- _THE REQUEST_
Find the line that contains "Emit a Python" in the entries below. Restate it and every line after it, word for word, with no pictures.

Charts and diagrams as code

|---|

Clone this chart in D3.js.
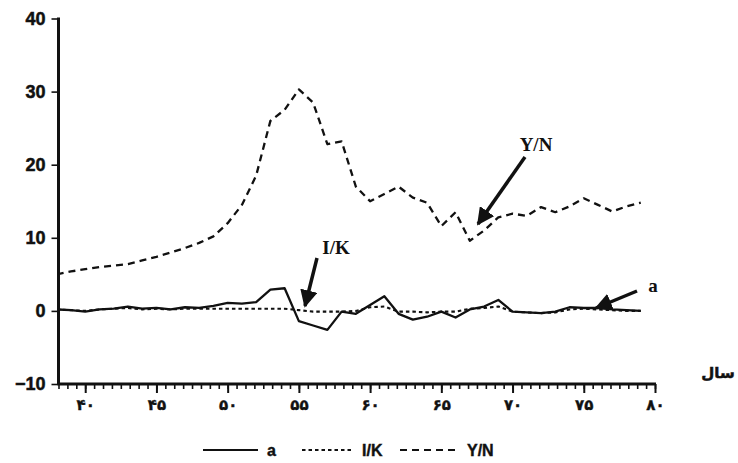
<!DOCTYPE html>
<html>
<head>
<meta charset="utf-8">
<script src="https://cdn.jsdelivr.net/npm/d3@7"></script>
<style>
  body { margin: 0; background: #fff; }
  svg { display: block; }
  .ytick text { font-family: "Liberation Sans", Arial, sans-serif; font-weight: bold; font-size: 18px; stroke: #111; stroke-width: 0.5px; }
  .xtick text { font-family: "DejaVu Sans", sans-serif; font-weight: bold; font-size: 15px; stroke: #111; stroke-width: 0.4px; }
  .note { font-family: "Liberation Serif", "Times New Roman", serif; font-weight: bold; font-size: 19px; }
  .legend text { font-family: "Liberation Sans", Arial, sans-serif; font-weight: bold; font-size: 16px; stroke: #111; stroke-width: 0.4px; }
</style>
</head>
<body>
<svg id="chart" width="738" height="463"></svg>
<script>
// years (Iranian calendar, 13xx)
const years = d3.range(38, 80);
const seriesA = [0.2, 0.1, -0.1, 0.2, 0.3, 0.6, 0.3, 0.4, 0.2, 0.5, 0.4, 0.7,
                 1.1, 1.0, 1.2, 2.9, 3.1, -1.4, -2.0, -2.6, -0.1, -0.4, 0.8, 2.0,
                 -0.4, -1.2, -0.8, -0.1, -0.9, 0.2, 0.6, 1.5, -0.1, -0.2, -0.3, -0.1,
                 0.5, 0.4, 0.4, 0.2, 0.1, 0.0];
const seriesIK = [0.2, 0.1, 0.0, 0.2, 0.3, 0.4, 0.2, 0.3, 0.2, 0.3, 0.3, 0.3,
                  0.3, 0.3, 0.3, 0.3, 0.3, 0.1, -0.1, -0.1, -0.1, 0.0, 0.5, 0.6,
                  -0.1, -0.1, -0.2, -0.1, -0.1, 0.3, 0.4, 0.6, -0.1, -0.2, -0.3, -0.2,
                  0.2, 0.3, 0.2, 0.1, 0.0, 0.0];
const seriesYN = [5.0, 5.4, 5.7, 6.0, 6.2, 6.4, 6.9, 7.4, 8.0, 8.6, 9.3, 10.2,
                  12.0, 14.5, 18.5, 26.0, 27.5, 30.3, 28.5, 22.8, 23.2, 17.0, 15.0, 16.0,
                  17.0, 15.5, 14.8, 11.6, 13.5, 9.6, 11.0, 12.8, 13.3, 13.0, 14.2, 13.5,
                  14.3, 15.4, 14.5, 13.6, 14.3, 14.8];
const yTicks = [-10, 0, 10, 20, 30, 40];
const xTicks = [40, 45, 50, 55, 60, 65, 70, 75, 80];
const xTickLabels = ["۴۰", "۴۵", "۵۰", "۵۵", "۶۰", "۶۵", "۷۰", "۷۵", "۸۰"];
const legendNames = ["a", "I/K", "Y/N"];

const svg = d3.select("#chart");
const x = d3.scaleLinear().domain([38.125, 80]).range([58.5, 655]);
const y = d3.scaleLinear().domain([-10, 40]).range([384, 18.5]);

svg.append("defs").append("clipPath").attr("id", "plot")
   .append("rect").attr("x", x(38.125)).attr("y", 0).attr("width", 700).attr("height", 400);

// x axis: minor ticks every 5/8 unit, major at labels
const minor = d3.range(0, 68).map(i => 38.125 + i * 0.625).filter(v => v <= 80.001);
const xAxisMinor = d3.axisBottom(x).tickValues(minor).tickSize(5).tickFormat("");
const xAxisMajor = d3.axisBottom(x).tickValues(xTicks).tickSize(9)
   .tickFormat((d, i) => xTickLabels[i]).tickPadding(6);

svg.append("g").attr("transform", `translate(0,${y(-10)})`).call(xAxisMinor)
   .call(g => g.select(".domain").remove())
   .call(g => g.selectAll("line").attr("stroke", "#111").attr("stroke-width", 1.6));
svg.append("g").attr("class", "xtick").attr("transform", `translate(0,${y(-10)})`).call(xAxisMajor)
   .call(g => g.select(".domain").remove())
   .call(g => g.selectAll("line").attr("stroke", "#111").attr("stroke-width", 2))
   .call(g => g.selectAll("text").attr("fill", "#111"));

const yAxis = d3.axisLeft(y).tickValues(yTicks).tickSize(7).tickPadding(6);
svg.append("g").attr("class", "ytick").attr("transform", `translate(${x(38.125)},0)`).call(yAxis)
   .call(g => g.select(".domain").remove())
   .call(g => g.selectAll("line").attr("stroke", "#111").attr("stroke-width", 1.6))
   .call(g => g.selectAll("text").attr("fill", "#111"));

// axis lines
svg.append("line").attr("x1", x(38.125)).attr("x2", x(38.125)).attr("y1", y(40) - 1).attr("y2", y(-10) + 1)
   .attr("stroke", "#111").attr("stroke-width", 3);
svg.append("line").attr("x1", x(38.125) - 1).attr("x2", x(80) + 1).attr("y1", y(-10)).attr("y2", y(-10))
   .attr("stroke", "#111").attr("stroke-width", 3);

svg.append("text").attr("x", 718).attr("y", 378).attr("text-anchor", "middle")
   .attr("font-family", "DejaVu Sans").attr("font-weight", "bold").attr("font-size", 15)
   .attr("stroke", "#111").attr("stroke-width", 0.5)
   .attr("fill", "#111").text("سال");

// lines
const line = vals => d3.line().x((d, i) => x(years[i])).y(d => y(d))(vals);
const plot = svg.append("g").attr("clip-path", "url(#plot)");
const styles = [
  { data: seriesA, dash: null, w: 2.3 },
  { data: seriesIK, dash: "3.5,3", w: 2.1 },
  { data: seriesYN, dash: "7,5", w: 2.3 }
];
styles.forEach(s => {
  plot.append("path").attr("d", line(s.data)).attr("fill", "none")
      .attr("stroke", "#111").attr("stroke-width", s.w)
      .attr("stroke-dasharray", s.dash).attr("stroke-linejoin", "round");
});

// annotations with arrows
svg.select("defs").append("marker").attr("id", "arrow")
   .attr("viewBox", "0 0 10 10").attr("refX", 9).attr("refY", 5)
   .attr("markerWidth", 5).attr("markerHeight", 5).attr("orient", "auto")
   .append("path").attr("d", "M0,0 L10,5 L0,10 z").attr("fill", "#111");

const notes = [
  { text: "Y/N", tx: 536, ty: 151, x1: 525, y1: 157, x2: 478, y2: 224 },
  { text: "I/K", tx: 336, ty: 254, x1: 317, y1: 258, x2: 305, y2: 306 },
  { text: "a", tx: 653, ty: 292, x1: 637, y1: 291, x2: 596, y2: 308 }
];
notes.forEach(n => {
  svg.append("text").attr("class", "note").attr("x", n.tx).attr("y", n.ty)
     .attr("text-anchor", "middle").attr("fill", "#111").text(n.text);
  svg.append("line").attr("x1", n.x1).attr("y1", n.y1).attr("x2", n.x2).attr("y2", n.y2)
     .attr("stroke", "#111").attr("stroke-width", 3.5).attr("marker-end", "url(#arrow)");
});

// legend
const leg = svg.append("g").attr("class", "legend");
const legX = [203, 302, 400];
const legLen = [55, 51, 58];
styles.forEach((s, i) => {
  leg.append("line").attr("x1", legX[i]).attr("x2", legX[i] + legLen[i]).attr("y1", 450).attr("y2", 450)
     .attr("stroke", "#111").attr("stroke-width", s.w - 0.3).attr("stroke-dasharray", s.dash);
  leg.append("text").attr("x", legX[i] + legLen[i] + 9).attr("y", 456).attr("fill", "#111").text(legendNames[i]);
});
</script>
</body>
</html>
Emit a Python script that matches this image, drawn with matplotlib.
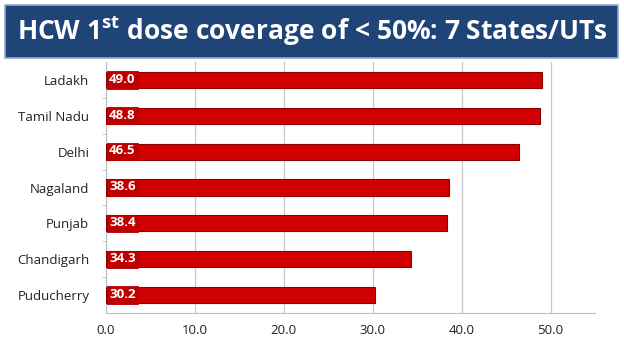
import matplotlib
matplotlib.use("Agg")
import matplotlib.pyplot as plt
from matplotlib.patches import Rectangle

states = ["Ladakh", "Tamil Nadu", "Delhi", "Nagaland", "Punjab", "Chandigarh", "Puducherry"]
values = [49.0, 48.8, 46.5, 38.6, 38.4, 34.3, 30.2]
xticks = [0, 10, 20, 30, 40, 50]

plt.rcParams['font.family'] = ['Open Sans', 'DejaVu Sans']

fig = plt.figure(figsize=(6.24, 3.51), dpi=100)
fig.patch.set_facecolor('white')

# Title banner
banner = Rectangle((5/624, 1-58/351), 613/624, 53/351, transform=fig.transFigure,
                   facecolor='#1F4478', edgecolor='#9AA9C0', linewidth=1.2, zorder=0)
fig.patches.append(banner)
fig.text(0.5, 1-31/351, r"HCW 1$^{\mathregular{st}}$ dose coverage of < 50%: 7 States/UTs",
         ha='center', va='center', color='white', fontsize=19, fontweight='bold')

ax = fig.add_axes([106/624, 1-313/351, 489/624, 251/351])
y = list(range(len(states)))[::-1]
ax.barh(y, values, height=0.45, color='#D00000', edgecolor='#8B0000', linewidth=0.8, zorder=3)
for yi, v in zip(y, values):
    ax.add_patch(Rectangle((0.15, yi-0.24), 3.4, 0.48, facecolor='#C00000',
                           edgecolor='#B00000', linewidth=0.6, zorder=4))
    ax.text(1.85, yi+0.02, f"{v:.1f}", ha='center', va='center', color='white', fontsize=9.5,
            fontweight='bold', zorder=5)

ax.set_xlim(0, 55)
ax.set_ylim(-0.5, len(states)-0.5)
ax.set_yticks(y)
ax.set_yticklabels(states, fontsize=9.5, color='#222222')
ax.set_yticks([i + 0.5 for i in range(len(states)-1)], minor=True)
ax.set_xticks(xticks)
ax.set_xticklabels([f"{t:.1f}" for t in xticks], fontsize=9.5, color='#222222')
ax.xaxis.grid(True, color='#C8C8C8', linewidth=0.9, zorder=0)
ax.set_axisbelow(True)
for s in ['top', 'right']:
    ax.spines[s].set_visible(False)
for s in ['left', 'bottom']:
    ax.spines[s].set_color('#BFBFBF')
ax.tick_params(axis='y', which='major', length=0, pad=12)
ax.tick_params(axis='y', which='minor', length=3, color='#BFBFBF')
ax.tick_params(axis='x', length=0, pad=8)

fig.savefig("out.png", dpi=100)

|---|

- _COMPLETED TASK_
Emit a Python script that matches this image, drawn with matplotlib.
import matplotlib
matplotlib.use("Agg")
import matplotlib.pyplot as plt
from matplotlib.patches import Rectangle

states = ["Ladakh", "Tamil Nadu", "Delhi", "Nagaland", "Punjab", "Chandigarh", "Puducherry"]
values = [49.0, 48.8, 46.5, 38.6, 38.4, 34.3, 30.2]
xticks = [0, 10, 20, 30, 40, 50]

plt.rcParams['font.family'] = ['Open Sans', 'DejaVu Sans']

fig = plt.figure(figsize=(6.24, 3.51), dpi=100)
fig.patch.set_facecolor('white')

# Title banner
banner = Rectangle((5/624, 1-58/351), 613/624, 53/351, transform=fig.transFigure,
                   facecolor='#1F4478', edgecolor='#9AA9C0', linewidth=1.2, zorder=0)
fig.patches.append(banner)
fig.text(0.5, 1-31/351, r"HCW 1$^{\mathregular{st}}$ dose coverage of < 50%: 7 States/UTs",
         ha='center', va='center', color='white', fontsize=19, fontweight='bold')

ax = fig.add_axes([106/624, 1-313/351, 489/624, 251/351])
y = list(range(len(states)))[::-1]
ax.barh(y, values, height=0.45, color='#D00000', edgecolor='#8B0000', linewidth=0.8, zorder=3)
for yi, v in zip(y, values):
    ax.add_patch(Rectangle((0.15, yi-0.24), 3.4, 0.48, facecolor='#C00000',
                           edgecolor='#B00000', linewidth=0.6, zorder=4))
    ax.text(1.85, yi+0.02, f"{v:.1f}", ha='center', va='center', color='white', fontsize=9.5,
            fontweight='bold', zorder=5)

ax.set_xlim(0, 55)
ax.set_ylim(-0.5, len(states)-0.5)
ax.set_yticks(y)
ax.set_yticklabels(states, fontsize=9.5, color='#222222')
ax.set_yticks([i + 0.5 for i in range(len(states)-1)], minor=True)
ax.set_xticks(xticks)
ax.set_xticklabels([f"{t:.1f}" for t in xticks], fontsize=9.5, color='#222222')
ax.xaxis.grid(True, color='#C8C8C8', linewidth=0.9, zorder=0)
ax.set_axisbelow(True)
for s in ['top', 'right']:
    ax.spines[s].set_visible(False)
for s in ['left', 'bottom']:
    ax.spines[s].set_color('#BFBFBF')
ax.tick_params(axis='y', which='major', length=0, pad=12)
ax.tick_params(axis='y', which='minor', length=3, color='#BFBFBF')
ax.tick_params(axis='x', length=0, pad=8)

fig.savefig("out.png", dpi=100)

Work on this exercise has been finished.